> **Problem to work on**
In the entries below, the lines from the one with "Clone this chart in Plotly." through the one with "import plotly.graph_objects as go" are to be copied exactly; both ends count.

> **Entries supplied**
##############################

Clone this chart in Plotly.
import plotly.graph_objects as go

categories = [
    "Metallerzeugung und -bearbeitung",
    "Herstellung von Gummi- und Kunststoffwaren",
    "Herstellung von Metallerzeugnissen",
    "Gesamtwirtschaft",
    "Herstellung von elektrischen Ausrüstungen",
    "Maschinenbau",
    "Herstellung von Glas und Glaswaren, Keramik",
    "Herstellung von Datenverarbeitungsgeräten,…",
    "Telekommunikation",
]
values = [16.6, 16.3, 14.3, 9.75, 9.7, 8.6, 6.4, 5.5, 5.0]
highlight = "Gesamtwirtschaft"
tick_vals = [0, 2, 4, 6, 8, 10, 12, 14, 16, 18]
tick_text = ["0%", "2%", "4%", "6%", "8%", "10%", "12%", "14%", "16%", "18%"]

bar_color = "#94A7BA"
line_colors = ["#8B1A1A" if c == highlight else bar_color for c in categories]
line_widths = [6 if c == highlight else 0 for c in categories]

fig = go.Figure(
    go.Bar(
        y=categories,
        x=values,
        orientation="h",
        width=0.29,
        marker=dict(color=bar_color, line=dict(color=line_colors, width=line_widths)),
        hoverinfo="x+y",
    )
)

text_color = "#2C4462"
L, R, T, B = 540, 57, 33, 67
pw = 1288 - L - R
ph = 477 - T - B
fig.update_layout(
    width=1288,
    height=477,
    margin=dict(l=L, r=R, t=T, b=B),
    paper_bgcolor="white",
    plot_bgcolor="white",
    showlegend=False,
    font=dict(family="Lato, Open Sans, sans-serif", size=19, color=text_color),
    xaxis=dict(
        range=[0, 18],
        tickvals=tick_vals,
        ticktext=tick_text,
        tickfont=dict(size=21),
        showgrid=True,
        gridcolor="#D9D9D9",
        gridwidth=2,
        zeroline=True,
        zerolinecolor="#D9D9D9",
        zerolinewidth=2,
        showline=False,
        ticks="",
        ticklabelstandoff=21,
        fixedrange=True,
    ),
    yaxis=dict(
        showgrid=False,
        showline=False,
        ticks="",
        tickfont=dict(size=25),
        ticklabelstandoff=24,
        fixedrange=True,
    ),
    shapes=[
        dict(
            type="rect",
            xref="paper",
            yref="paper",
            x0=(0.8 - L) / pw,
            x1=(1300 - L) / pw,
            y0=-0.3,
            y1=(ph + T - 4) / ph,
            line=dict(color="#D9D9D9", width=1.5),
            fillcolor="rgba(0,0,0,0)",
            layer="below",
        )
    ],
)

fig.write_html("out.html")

##############################

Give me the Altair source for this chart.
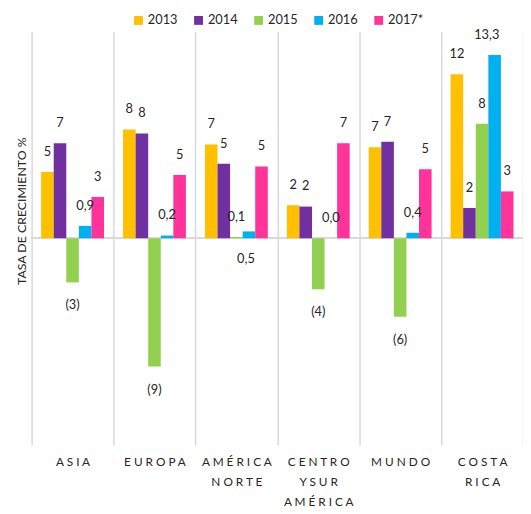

##############################

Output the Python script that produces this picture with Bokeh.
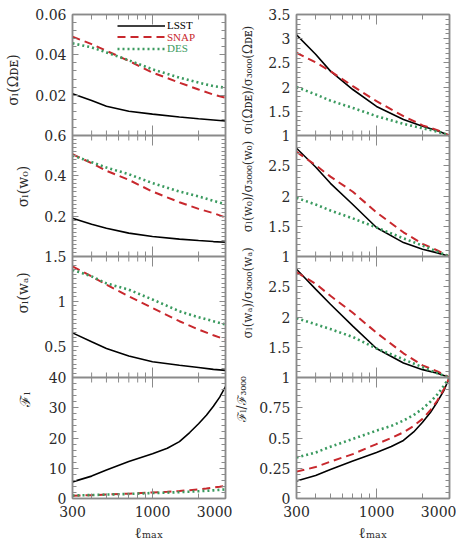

##############################

> **Final result**
Clone this chart in Plotly.
import plotly.graph_objects as go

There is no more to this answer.